Part of a data file
* * * *

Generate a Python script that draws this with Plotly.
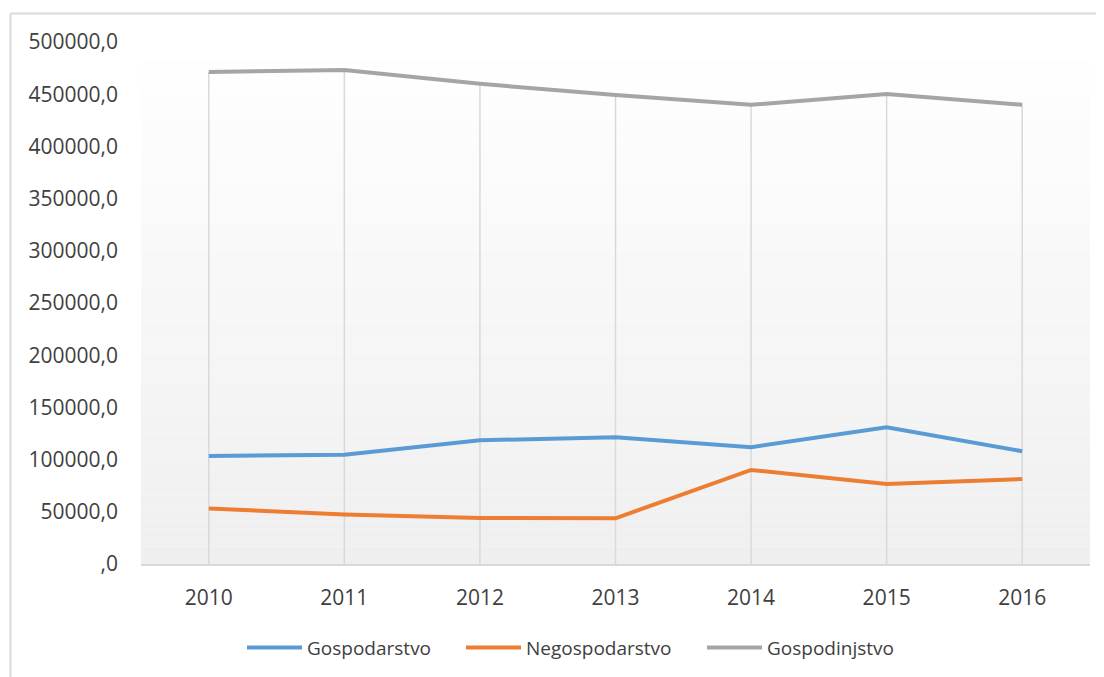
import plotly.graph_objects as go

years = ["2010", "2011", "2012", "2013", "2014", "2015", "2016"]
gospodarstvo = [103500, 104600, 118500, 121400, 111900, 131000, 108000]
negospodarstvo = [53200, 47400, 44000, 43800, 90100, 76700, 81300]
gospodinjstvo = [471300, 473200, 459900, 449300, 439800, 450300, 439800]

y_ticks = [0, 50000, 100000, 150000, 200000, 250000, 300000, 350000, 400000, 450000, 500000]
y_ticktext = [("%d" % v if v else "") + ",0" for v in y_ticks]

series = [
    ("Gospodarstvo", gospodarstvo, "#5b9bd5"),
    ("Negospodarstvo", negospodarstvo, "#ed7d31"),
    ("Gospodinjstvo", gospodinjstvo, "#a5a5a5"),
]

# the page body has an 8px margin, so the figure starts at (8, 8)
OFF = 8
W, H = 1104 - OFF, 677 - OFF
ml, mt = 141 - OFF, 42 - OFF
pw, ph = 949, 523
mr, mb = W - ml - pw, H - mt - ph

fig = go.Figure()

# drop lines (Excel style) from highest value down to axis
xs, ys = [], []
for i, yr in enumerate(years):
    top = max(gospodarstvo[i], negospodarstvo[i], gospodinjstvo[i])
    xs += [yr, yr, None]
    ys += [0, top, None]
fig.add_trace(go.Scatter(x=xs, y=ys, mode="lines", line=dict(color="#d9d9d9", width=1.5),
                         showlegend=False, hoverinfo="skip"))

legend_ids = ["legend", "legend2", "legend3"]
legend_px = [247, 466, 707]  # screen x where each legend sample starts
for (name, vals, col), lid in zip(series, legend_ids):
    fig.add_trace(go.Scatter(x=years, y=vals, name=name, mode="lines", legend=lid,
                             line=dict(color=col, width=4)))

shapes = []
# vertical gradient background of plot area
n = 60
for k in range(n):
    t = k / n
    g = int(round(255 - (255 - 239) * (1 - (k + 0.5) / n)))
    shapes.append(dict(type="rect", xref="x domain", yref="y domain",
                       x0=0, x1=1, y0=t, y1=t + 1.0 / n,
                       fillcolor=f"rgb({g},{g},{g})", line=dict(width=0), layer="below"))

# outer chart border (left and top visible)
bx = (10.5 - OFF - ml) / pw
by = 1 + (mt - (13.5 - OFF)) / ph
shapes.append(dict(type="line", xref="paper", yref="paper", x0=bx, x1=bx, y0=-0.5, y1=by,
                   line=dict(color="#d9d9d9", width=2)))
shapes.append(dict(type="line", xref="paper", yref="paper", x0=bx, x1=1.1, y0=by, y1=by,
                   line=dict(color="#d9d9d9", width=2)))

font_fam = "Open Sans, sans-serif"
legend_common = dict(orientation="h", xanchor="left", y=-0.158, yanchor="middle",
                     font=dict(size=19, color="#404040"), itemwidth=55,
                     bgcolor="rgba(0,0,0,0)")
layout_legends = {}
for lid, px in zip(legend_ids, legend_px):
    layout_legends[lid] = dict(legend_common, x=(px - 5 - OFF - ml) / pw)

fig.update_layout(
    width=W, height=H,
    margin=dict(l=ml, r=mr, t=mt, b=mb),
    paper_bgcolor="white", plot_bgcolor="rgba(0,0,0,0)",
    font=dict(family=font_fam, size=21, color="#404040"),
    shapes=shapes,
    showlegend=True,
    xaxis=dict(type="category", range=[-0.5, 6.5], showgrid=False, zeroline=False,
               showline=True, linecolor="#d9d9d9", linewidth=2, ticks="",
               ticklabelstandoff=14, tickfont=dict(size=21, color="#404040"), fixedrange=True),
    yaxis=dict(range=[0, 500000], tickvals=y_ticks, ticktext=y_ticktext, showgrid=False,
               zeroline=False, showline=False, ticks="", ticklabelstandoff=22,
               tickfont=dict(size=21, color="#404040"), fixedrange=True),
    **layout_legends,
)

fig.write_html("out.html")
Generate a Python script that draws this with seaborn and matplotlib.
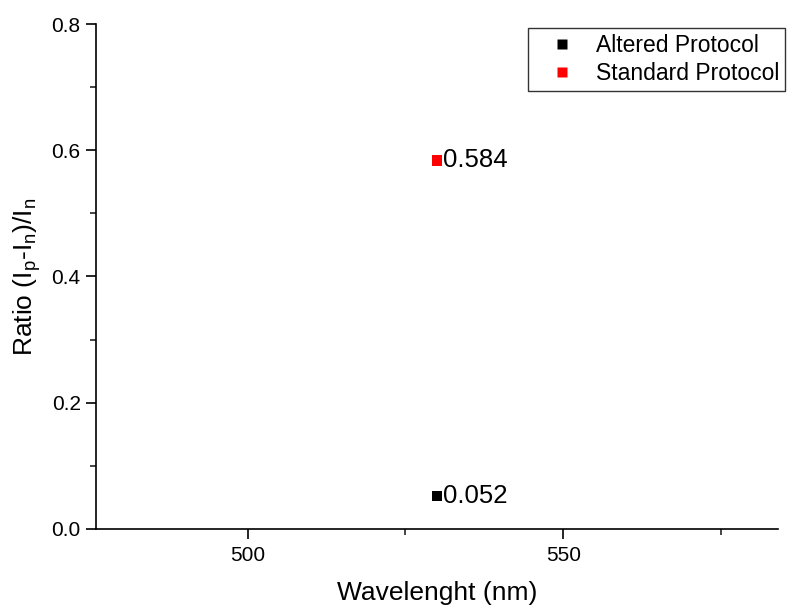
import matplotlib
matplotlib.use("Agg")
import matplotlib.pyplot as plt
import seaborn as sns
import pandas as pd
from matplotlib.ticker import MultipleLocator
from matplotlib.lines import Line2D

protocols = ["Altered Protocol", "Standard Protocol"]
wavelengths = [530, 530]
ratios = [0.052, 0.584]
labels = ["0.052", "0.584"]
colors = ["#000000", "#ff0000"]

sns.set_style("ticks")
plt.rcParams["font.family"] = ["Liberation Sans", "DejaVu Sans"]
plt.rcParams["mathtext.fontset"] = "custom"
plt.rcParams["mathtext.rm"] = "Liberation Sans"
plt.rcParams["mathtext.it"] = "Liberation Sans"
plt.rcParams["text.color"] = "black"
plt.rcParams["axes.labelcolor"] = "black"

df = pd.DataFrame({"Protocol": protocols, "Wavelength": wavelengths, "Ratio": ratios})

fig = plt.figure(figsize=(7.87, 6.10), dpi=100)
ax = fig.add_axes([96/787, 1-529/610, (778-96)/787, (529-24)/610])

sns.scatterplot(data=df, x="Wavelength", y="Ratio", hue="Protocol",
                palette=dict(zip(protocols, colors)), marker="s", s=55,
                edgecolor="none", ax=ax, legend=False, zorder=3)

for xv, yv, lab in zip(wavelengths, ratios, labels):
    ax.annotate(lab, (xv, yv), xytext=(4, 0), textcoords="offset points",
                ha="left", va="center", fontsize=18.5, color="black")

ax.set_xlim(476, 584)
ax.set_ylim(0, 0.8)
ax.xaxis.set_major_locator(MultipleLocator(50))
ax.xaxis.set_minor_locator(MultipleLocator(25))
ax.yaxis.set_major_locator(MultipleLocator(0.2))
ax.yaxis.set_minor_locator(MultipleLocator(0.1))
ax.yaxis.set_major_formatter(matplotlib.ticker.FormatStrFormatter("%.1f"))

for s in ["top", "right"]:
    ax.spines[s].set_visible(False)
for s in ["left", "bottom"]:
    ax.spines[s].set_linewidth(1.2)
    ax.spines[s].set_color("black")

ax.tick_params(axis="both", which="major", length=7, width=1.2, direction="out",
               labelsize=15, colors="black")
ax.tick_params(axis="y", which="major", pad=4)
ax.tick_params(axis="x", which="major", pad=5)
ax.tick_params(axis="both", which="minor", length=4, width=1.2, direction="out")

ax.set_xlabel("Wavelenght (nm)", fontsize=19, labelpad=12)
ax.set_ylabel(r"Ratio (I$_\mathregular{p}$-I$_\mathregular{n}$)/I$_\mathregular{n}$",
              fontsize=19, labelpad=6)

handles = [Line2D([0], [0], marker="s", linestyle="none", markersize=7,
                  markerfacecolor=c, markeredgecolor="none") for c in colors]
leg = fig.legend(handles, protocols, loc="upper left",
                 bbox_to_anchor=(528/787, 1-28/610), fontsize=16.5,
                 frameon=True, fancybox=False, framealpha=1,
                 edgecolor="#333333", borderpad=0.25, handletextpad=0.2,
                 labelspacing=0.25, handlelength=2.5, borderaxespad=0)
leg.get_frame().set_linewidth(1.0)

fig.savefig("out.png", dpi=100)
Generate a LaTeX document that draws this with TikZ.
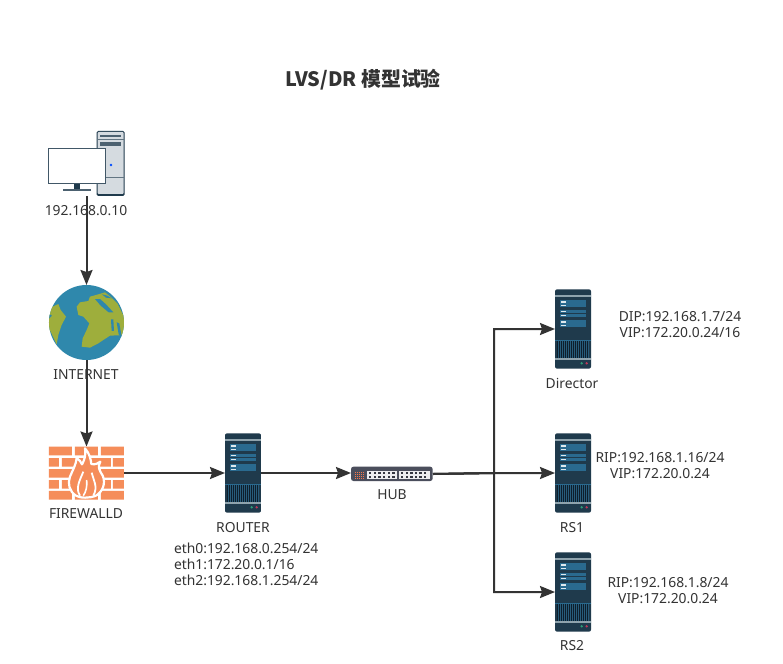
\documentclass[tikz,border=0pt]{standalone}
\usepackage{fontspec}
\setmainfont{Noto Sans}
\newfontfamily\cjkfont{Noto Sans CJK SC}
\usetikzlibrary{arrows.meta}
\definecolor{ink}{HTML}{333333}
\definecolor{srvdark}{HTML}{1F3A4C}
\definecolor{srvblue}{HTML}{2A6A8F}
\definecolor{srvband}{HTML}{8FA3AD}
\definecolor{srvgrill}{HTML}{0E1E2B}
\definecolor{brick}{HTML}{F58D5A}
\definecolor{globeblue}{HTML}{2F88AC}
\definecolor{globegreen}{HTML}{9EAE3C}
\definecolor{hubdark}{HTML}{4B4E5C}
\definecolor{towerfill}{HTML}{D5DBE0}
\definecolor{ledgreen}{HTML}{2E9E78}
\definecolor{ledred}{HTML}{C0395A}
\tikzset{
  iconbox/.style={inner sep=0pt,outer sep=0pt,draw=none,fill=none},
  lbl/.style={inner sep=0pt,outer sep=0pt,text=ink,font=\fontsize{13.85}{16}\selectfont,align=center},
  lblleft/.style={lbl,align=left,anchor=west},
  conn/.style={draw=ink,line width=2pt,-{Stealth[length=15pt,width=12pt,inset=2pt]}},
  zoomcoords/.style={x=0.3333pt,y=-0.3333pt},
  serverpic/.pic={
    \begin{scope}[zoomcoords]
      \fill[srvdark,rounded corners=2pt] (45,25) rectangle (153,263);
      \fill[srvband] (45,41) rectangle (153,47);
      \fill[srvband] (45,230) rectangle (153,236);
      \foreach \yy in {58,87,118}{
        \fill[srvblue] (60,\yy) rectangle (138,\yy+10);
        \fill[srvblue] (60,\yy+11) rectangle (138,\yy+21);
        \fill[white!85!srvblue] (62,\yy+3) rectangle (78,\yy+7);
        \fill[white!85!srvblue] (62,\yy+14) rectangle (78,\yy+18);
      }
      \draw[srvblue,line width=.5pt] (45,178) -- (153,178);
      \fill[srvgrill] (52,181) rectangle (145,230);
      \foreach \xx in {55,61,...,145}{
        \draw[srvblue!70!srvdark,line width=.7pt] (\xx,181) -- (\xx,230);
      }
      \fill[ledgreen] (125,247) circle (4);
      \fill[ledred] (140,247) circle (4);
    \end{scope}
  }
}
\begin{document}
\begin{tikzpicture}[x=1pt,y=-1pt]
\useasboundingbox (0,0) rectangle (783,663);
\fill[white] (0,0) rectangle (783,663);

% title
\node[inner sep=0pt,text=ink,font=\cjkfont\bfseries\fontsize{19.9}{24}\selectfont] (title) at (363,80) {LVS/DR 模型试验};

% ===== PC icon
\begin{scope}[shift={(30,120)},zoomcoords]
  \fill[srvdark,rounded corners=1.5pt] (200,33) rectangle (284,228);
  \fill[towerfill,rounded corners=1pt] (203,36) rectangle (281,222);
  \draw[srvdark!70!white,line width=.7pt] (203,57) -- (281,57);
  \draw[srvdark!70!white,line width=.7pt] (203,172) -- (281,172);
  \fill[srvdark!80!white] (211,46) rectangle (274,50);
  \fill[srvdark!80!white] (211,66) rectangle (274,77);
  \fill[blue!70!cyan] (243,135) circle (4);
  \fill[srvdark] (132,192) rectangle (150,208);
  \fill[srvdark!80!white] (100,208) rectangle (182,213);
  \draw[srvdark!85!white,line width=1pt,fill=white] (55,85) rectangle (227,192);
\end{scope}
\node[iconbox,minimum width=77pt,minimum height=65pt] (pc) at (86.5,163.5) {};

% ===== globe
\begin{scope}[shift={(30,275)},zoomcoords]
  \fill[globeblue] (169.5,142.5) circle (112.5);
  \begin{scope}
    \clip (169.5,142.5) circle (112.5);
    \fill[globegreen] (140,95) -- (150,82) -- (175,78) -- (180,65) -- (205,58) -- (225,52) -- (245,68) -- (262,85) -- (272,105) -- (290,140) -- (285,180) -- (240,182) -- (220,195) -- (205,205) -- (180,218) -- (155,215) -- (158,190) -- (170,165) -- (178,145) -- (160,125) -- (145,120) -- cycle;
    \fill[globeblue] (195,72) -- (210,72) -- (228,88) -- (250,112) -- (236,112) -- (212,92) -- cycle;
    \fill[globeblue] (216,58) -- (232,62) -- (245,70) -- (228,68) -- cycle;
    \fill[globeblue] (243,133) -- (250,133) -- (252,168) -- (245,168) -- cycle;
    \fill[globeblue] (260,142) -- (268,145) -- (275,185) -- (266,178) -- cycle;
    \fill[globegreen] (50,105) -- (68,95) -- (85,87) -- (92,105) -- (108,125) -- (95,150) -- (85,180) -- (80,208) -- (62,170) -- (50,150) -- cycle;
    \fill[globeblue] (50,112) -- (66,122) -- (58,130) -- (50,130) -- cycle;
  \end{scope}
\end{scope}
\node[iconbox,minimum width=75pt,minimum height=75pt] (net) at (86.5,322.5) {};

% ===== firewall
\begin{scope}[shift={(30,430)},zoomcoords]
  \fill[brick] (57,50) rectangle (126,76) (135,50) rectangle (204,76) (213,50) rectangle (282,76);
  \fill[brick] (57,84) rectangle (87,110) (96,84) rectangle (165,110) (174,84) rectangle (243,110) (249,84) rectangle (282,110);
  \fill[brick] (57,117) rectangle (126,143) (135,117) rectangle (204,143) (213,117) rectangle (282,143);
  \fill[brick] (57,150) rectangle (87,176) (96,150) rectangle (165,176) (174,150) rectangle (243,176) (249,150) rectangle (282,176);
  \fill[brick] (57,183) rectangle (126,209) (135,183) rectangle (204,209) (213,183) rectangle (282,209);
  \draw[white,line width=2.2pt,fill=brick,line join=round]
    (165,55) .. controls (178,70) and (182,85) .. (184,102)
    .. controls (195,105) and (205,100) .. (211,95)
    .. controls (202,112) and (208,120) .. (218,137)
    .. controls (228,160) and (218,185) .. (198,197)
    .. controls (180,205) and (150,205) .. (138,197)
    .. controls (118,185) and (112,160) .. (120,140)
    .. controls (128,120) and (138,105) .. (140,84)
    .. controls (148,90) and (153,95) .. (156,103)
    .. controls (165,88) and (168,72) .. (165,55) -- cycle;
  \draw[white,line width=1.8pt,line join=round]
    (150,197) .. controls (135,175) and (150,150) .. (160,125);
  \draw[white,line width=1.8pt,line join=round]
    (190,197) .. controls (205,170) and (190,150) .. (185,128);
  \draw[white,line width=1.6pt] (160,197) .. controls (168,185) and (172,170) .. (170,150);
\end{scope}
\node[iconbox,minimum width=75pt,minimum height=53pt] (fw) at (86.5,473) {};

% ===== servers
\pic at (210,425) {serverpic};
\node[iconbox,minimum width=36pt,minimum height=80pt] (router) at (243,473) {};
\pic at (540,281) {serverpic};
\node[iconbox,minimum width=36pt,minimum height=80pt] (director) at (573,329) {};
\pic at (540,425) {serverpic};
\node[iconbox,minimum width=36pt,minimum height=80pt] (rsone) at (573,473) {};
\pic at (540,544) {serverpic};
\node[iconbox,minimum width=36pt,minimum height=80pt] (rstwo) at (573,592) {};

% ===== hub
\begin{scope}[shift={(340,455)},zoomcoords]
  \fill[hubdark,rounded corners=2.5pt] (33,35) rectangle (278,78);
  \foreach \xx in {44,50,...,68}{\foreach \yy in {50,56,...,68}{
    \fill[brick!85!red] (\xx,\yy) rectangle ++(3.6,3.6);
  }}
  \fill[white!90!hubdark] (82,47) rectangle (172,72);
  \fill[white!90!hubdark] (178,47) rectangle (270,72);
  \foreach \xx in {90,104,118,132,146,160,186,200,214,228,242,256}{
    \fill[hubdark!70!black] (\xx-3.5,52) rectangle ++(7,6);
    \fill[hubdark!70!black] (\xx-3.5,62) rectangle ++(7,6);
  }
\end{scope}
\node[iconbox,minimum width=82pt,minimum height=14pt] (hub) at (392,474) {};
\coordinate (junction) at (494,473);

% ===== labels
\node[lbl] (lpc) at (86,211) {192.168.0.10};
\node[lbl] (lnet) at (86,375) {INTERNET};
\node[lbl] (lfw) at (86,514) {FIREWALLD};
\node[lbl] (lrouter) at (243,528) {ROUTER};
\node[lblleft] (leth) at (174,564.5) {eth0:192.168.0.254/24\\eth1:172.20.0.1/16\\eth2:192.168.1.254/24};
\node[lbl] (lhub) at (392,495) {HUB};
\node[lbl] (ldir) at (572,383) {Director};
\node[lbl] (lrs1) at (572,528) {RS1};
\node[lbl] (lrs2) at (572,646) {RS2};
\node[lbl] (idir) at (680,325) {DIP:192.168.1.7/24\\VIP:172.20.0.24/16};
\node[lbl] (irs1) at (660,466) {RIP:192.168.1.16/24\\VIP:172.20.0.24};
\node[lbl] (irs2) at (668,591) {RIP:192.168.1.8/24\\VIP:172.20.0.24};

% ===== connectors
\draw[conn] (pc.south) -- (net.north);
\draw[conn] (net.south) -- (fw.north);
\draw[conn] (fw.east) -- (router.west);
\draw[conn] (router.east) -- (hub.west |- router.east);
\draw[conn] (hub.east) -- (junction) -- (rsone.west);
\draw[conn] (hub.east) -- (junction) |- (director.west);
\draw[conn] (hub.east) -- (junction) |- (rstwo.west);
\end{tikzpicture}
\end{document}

* * * *

● Work to be completed
Copy the records above from the first line through the line containing "439800, 450300, 439800]", both included, and leave out any pictures.

● Complete answer
Generate a Python script that draws this with Plotly.
import plotly.graph_objects as go

years = ["2010", "2011", "2012", "2013", "2014", "2015", "2016"]
gospodarstvo = [103500, 104600, 118500, 121400, 111900, 131000, 108000]
negospodarstvo = [53200, 47400, 44000, 43800, 90100, 76700, 81300]
gospodinjstvo = [471300, 473200, 459900, 449300, 439800, 450300, 439800]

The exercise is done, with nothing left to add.